(Records from a collection)

.....

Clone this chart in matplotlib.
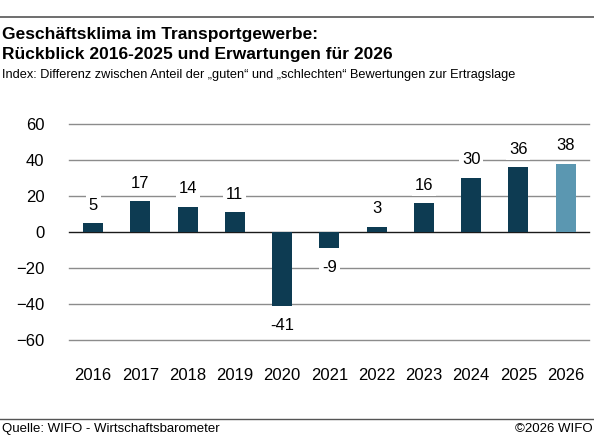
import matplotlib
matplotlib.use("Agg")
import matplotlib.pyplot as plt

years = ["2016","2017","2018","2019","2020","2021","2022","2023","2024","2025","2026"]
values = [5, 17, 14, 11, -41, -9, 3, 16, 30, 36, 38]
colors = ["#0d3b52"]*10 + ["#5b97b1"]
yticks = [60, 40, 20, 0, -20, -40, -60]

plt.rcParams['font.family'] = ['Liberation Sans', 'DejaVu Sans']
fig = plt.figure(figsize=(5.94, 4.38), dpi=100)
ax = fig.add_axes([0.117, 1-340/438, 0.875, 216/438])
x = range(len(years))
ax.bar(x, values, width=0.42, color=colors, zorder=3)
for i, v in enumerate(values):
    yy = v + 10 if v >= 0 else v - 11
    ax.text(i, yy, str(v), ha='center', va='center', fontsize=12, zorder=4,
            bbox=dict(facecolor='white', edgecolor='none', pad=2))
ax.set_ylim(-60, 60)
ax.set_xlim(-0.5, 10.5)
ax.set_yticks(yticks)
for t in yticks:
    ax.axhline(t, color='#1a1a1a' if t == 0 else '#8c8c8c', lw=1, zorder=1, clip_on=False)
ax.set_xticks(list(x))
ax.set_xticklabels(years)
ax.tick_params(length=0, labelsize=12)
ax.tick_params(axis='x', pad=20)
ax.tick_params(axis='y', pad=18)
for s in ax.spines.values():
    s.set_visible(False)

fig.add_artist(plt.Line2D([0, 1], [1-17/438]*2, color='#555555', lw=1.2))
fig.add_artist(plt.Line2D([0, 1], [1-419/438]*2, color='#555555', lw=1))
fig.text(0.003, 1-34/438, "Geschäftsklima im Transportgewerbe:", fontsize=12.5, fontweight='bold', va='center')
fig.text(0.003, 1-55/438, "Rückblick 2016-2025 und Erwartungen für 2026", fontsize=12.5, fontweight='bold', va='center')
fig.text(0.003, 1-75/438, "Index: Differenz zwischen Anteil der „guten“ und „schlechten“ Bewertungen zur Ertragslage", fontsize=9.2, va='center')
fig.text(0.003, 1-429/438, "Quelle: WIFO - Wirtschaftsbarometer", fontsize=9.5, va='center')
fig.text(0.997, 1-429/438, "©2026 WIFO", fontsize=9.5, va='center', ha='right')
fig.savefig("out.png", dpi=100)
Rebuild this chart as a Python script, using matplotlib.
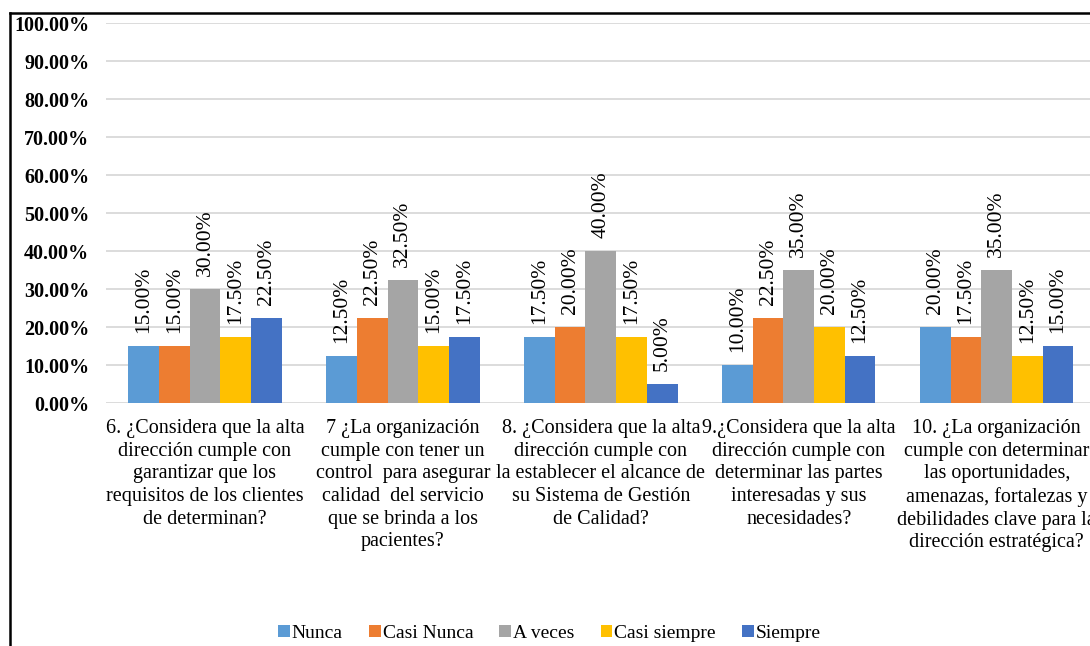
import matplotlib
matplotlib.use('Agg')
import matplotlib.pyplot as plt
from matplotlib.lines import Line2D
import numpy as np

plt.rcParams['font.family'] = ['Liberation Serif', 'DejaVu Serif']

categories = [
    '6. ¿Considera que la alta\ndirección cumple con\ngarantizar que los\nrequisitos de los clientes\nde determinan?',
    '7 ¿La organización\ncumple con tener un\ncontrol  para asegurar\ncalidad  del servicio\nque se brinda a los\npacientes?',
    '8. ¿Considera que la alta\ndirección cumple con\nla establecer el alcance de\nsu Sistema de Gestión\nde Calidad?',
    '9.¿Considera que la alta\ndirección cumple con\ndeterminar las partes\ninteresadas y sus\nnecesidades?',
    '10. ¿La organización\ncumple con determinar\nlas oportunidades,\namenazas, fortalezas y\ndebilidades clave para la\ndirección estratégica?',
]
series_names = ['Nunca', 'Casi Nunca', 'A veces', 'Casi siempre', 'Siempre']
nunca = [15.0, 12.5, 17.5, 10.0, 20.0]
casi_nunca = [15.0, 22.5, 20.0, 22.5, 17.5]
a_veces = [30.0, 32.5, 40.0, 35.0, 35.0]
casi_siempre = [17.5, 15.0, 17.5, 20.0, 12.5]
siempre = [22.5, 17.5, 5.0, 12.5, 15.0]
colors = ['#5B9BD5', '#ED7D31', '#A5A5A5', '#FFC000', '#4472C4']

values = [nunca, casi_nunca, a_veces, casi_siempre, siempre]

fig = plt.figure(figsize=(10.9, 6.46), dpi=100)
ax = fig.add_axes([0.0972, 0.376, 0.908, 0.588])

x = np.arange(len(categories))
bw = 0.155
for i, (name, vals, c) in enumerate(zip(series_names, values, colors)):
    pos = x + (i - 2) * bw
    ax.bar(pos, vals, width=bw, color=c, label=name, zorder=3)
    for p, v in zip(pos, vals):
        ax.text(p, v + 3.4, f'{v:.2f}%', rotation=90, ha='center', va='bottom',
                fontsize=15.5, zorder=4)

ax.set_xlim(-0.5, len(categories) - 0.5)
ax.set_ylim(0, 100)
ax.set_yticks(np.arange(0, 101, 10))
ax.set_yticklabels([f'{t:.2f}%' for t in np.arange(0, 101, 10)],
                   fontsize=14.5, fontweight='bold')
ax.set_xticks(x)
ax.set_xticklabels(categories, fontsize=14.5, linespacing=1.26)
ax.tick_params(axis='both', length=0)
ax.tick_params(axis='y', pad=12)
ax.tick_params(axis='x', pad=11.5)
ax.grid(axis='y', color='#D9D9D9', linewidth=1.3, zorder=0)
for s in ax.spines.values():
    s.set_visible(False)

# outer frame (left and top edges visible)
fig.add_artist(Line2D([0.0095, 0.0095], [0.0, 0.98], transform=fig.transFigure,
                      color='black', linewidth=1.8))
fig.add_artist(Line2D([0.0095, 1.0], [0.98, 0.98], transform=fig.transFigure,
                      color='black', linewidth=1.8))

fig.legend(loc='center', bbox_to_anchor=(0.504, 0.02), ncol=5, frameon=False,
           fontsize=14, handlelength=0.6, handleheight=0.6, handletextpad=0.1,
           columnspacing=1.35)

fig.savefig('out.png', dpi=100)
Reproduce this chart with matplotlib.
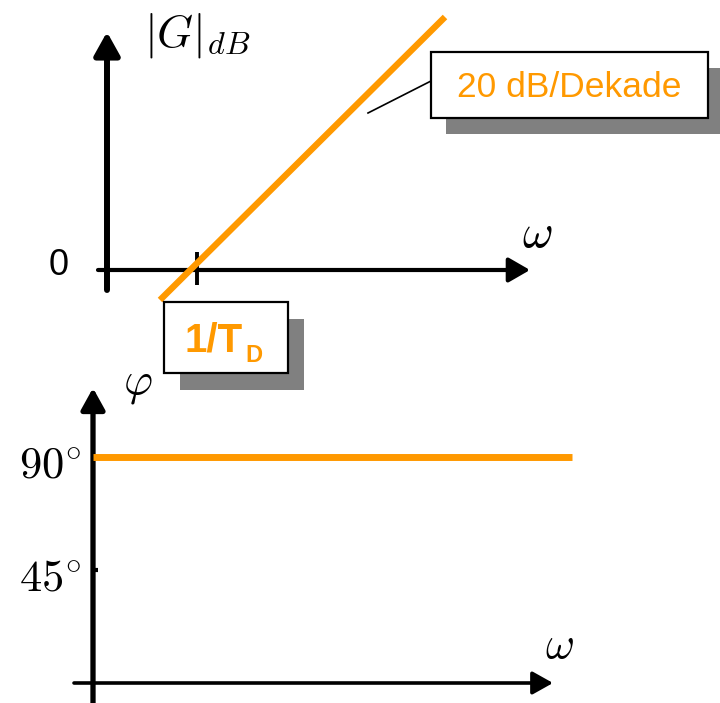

.....

▶ To be done
Take the material above from its first line through the line holding "yticks = [60, 40, 20, 0, -20, -40, -60]" and set it down exactly, without the pictures.

▶ Full output
Clone this chart in matplotlib.
import matplotlib
matplotlib.use("Agg")
import matplotlib.pyplot as plt

years = ["2016","2017","2018","2019","2020","2021","2022","2023","2024","2025","2026"]
values = [5, 17, 14, 11, -41, -9, 3, 16, 30, 36, 38]
colors = ["#0d3b52"]*10 + ["#5b97b1"]
yticks = [60, 40, 20, 0, -20, -40, -60]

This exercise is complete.